The pharmaceutical industry is worth upwards of £50bn in the UK alone. But that’s not all profit. Nor is it reflective of the cashflow pressures experienced over recent years. Here at Advocate, we have several longstanding clients in the industry and have noticed a marked increase in pharmaceutical instructions. Our client, in this case, is a testing laboratory with a modest seven-figure turnover. Last year, they onboarded a new customer specialising in the development and manufacture of medicines on behalf of larger pharmaceutical firms. Although technically a startup, the chemist was given 30-day credit terms based on investor backing and the calibre of industry talent recruited to lead the business. Until six months ago, it had been a prosperous relationship.
Unexpected Side Effects
The first sign of distress was when accounts payable became unresponsive. On reaching out at the director level, our client was informed that due to temporary cashflow issues, a payment plan was needed. Not unsympathetic, a duration of 12 months was agreed with token initial instalments to be followed by larger sums later. Having seen an exodus from the debtor’s board coincide with the first defaulted payment, the client feared the worst and instructed Advocate with the balance now at £6k.
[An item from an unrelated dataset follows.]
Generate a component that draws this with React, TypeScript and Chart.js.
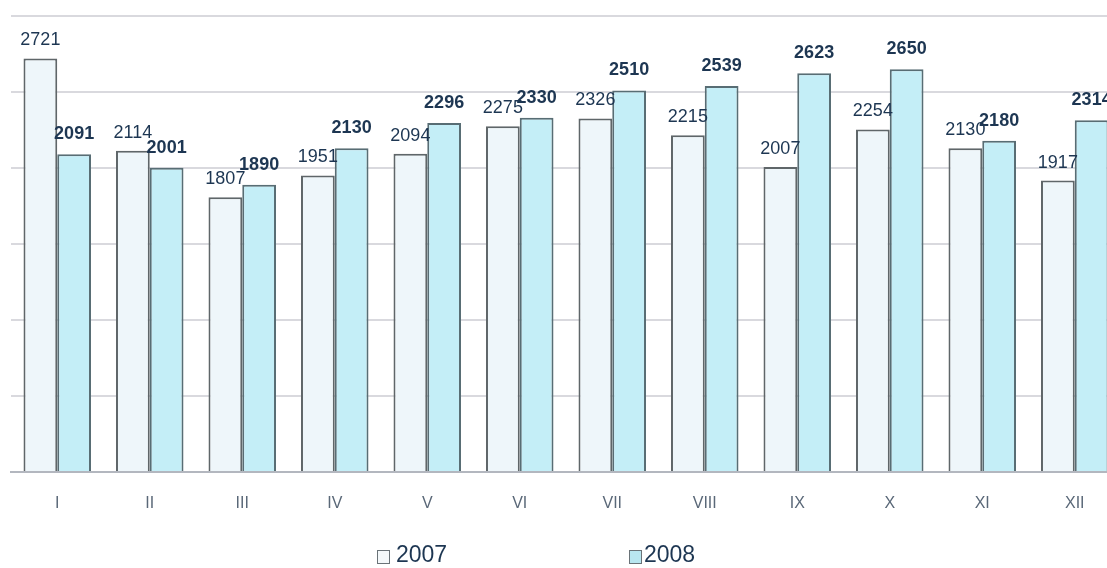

We established contact with the chemist the next working day and struck up a dialogue to resolve reconciliation issues pre-dating the first instalment. After circling back to when the £6k would be paid, the debtor requested the previously defaulted payment plan be reinstated. This was instantly declined because had they of adhered to it in the first place, the account would not have been transferred to Advocate! After some debate, the debtor agreed to make two payments a fortnight apart to clear the debt plus £750 of statutory late payment charges. Although initially hesitant, the client agreed after discussing with us what court action might look like in the event of default.
The payment plan was successfully completed, with the debt taking less than three weeks from the point of Advocate’s instruction to the final instalment. This was also nine months ahead of the original payment plan. Shortly after receiving payment, our client was acquired by a rival business, which has since started trading with the debtor, albeit under stricter terms, including a bond held as security.